The designer has quietly built his Switzerland-based, ultra-luxe label into a significant business with estimated revenues in excess of €250 million. Now distributed worldwide, through over 600 doors, Akris has particular traction in the American department store market thanks to its elegant yet unfussy aesthetic, and, in its early years in the US market, strong backing from Neiman Marcus .
Kriemler joined the family business — which was started by his grandmother, Alice Kriemler-Schoch who began by selling polka-dot aprons in 1922 – in 1980. When he was just 20, Kriemler’s father Max, who was in charge of the company, asked his son to help Akris’ studio transition after the death of his right hand man. Kriemler had been about to travel from his hometown of St. Gallen in Switzerland, to Paris for fashion school (and an apprenticeship at Givenchy’s aetelier). Kriemler never left and in 1987, his brother, Peter joined him and took on the management of the business.
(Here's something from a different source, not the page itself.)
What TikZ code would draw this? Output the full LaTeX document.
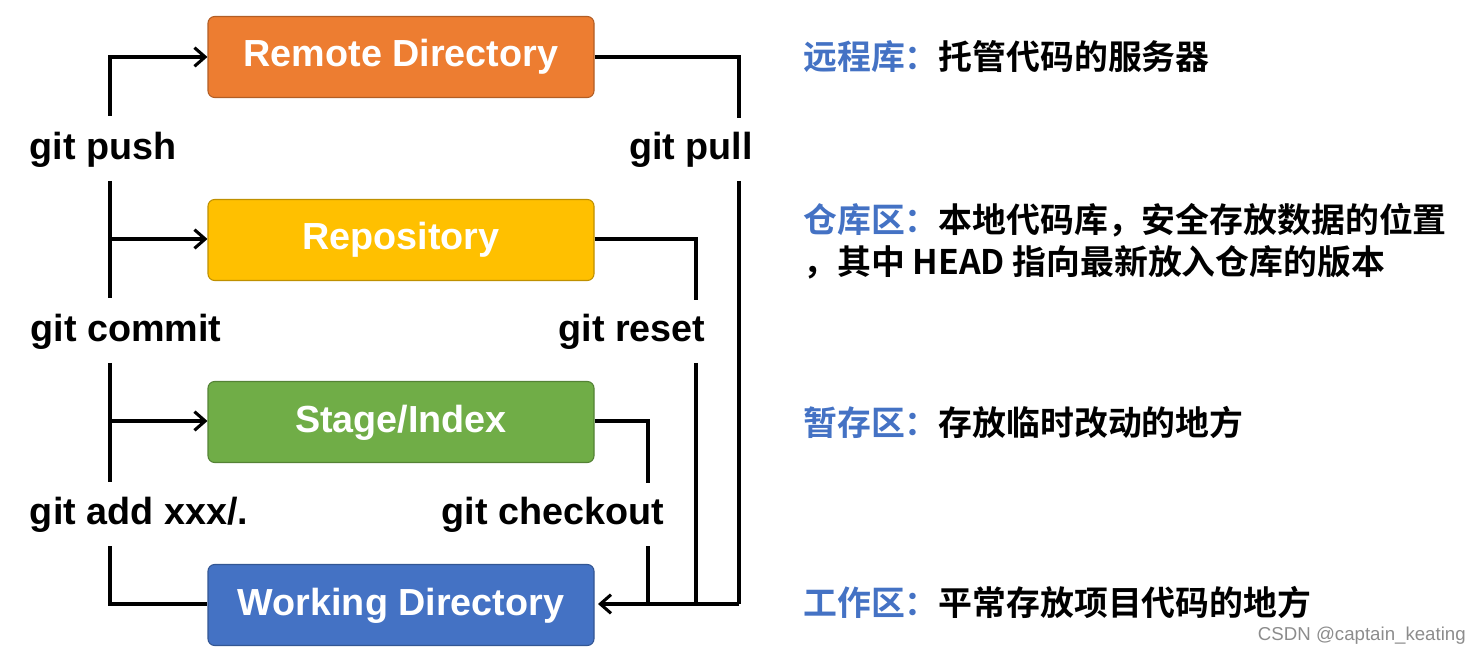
\documentclass[tikz,border=0pt]{standalone}
\usepackage{fontspec}
\setmainfont{Liberation Sans}
\newfontfamily\cjk{Noto Sans CJK SC}[BoldFont={* Bold}]
\usetikzlibrary{arrows.meta}
\definecolor{cOrange}{HTML}{ED7D31}
\definecolor{cYellow}{HTML}{FFC000}
\definecolor{cGreen}{HTML}{70AD47}
\definecolor{cBlue}{HTML}{4472C4}
\definecolor{cTitle}{HTML}{4472C4}
\begin{document}
\begin{tikzpicture}[x=0.75pt,y=-0.75pt,
  box/.style={draw=#1!75!black,fill=#1,rounded corners=5pt,minimum width=289.5pt,minimum height=60.75pt,inner sep=0pt,text=white,font=\bfseries\fontsize{28.3}{32}\selectfont,line width=0.8pt,text depth=0pt,text height=15pt},
  lab/.style={font=\bfseries\fontsize{28.3}{32}\selectfont,inner sep=0pt},
  ln/.style={line width=2.3pt},
  ar/.style={ln,-{Straight Barb[length=8pt,width=14pt,line width=2.3pt]}},
  zh/.style={anchor=west,inner sep=0pt,font=\cjk\bfseries\fontsize{25.4}{30}\selectfont}]
\useasboundingbox (0,0) rectangle (1480,655);
\node[box=cOrange] (remote) at (401,57) {Remote Directory};
\node[box=cYellow] (repo) at (401,240) {Repository};
\node[box=cGreen] (stage) at (401,422) {Stage/Index};
\node[box=cBlue] (work) at (401,605) {Working Directory};
\node[lab] (push) at (103,150) {git push};
\node[lab] (commit) at (126,332) {git commit};
\node[lab] (add) at (139,515) {git add xxx/.};
\node[lab] (pull) at (691,150) {git pull};
\node[lab] (reset) at (632,332) {git reset};
\node[lab] (checkout) at (553,515) {git checkout};
\coordinate (a1) at (110,116); \coordinate (a2) at (110,57);
\draw[ar] (a1) -- (a2) -- (remote.west);
\coordinate (b1) at (110,181); \coordinate (b2) at (110,298); \coordinate (b3) at (110,239);
\draw[ln] (b1) -- (b2);
\draw[ar] (b3) -- (b3 -| repo.west);
\coordinate (c1) at (110,363); \coordinate (c2) at (110,482); \coordinate (c3) at (110,421);
\draw[ln] (c1) -- (c2);
\draw[ar] (c3) -- (c3 -| stage.west);
\coordinate (d1) at (110,546); \coordinate (d2) at (110,604);
\draw[ln] (d1) -- (d2) -- (d2 -| work.west);
\coordinate (p1) at (739,57); \coordinate (p2) at (739,118); \coordinate (p3) at (739,181); \coordinate (p4) at (739,604);
\draw[ln] (remote.east |- p1) -- (p1) -- (p2);
\draw[ln] (p3) -- (p4);
\coordinate (r1) at (696,239); \coordinate (r2) at (696,300); \coordinate (r3) at (696,363); \coordinate (r4) at (696,604);
\draw[ln] (repo.east |- r1) -- (r1) -- (r2);
\draw[ln] (r3) -- (r4);
\coordinate (k1) at (648,421); \coordinate (k2) at (648,483); \coordinate (k3) at (648,546); \coordinate (k4) at (648,604);
\draw[ln] (stage.east |- k1) -- (k1) -- (k2);
\draw[ln] (k3) -- (k4);
\draw[ar] (p4) -- (598,604);
\node[zh] (t1) at (803,57) {\textcolor{cTitle}{远程库：}托管代码的服务器};
\node[zh] (t2) at (803,220) {\textcolor{cTitle}{仓库区：}本地代码库，安全存放数据的位置};
\node[zh] (t3) at (803,262) {，其中 HEAD 指向最新放入仓库的版本};
\node[zh] (t4) at (803,422) {\textcolor{cTitle}{暂存区：}存放临时改动的地方};
\node[zh] (t5) at (803,602) {\textcolor{cTitle}{工作区：}平常存放项目代码的地方};
\node[anchor=east,inner sep=0pt,text=black!45,font=\fontsize{14}{16}\selectfont] (wm) at (1466,636) {CSDN @captain\_keating};
\end{tikzpicture}
\end{document}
In the three and a half decades since, Kriemler has built Akris into what The Financial Times dubbed “the most successful label you’ve never heard of.” Known for its couture-quality materials — Kriemler once told W magazine that he simply “cannot work with cheap fabrics” — and commitment to craftsmanship, Akris has won over customers for well-fitted, wearable pieces that blend ultra-luxe with ultra-functionality. The brand has developed a reputation for dressing powerful women who want to look sleek, without standing out as too high fashion, and can count Princess Charlene of Monaco, former US secretary of state Condoleezza Rice and actress Angelina Jolie amongst its clients. In 2004, it was invited to join the Fédération Française de la Couture, du Prêt-à-Porter des Couturies et des Créateurs de Mode – one of only a few non-French brands to have received such an honour.
In the past, Akris’ minimalistic designs, inspired by modernist architecture, were reported as the best selling brand at Bergdorf Goodman , outperforming Armani, Chanel and Calvin Klein . The brand launched its own e-commerce platform in 2012 and this year entered the Chinese market, opening three boutiques in Shanghai.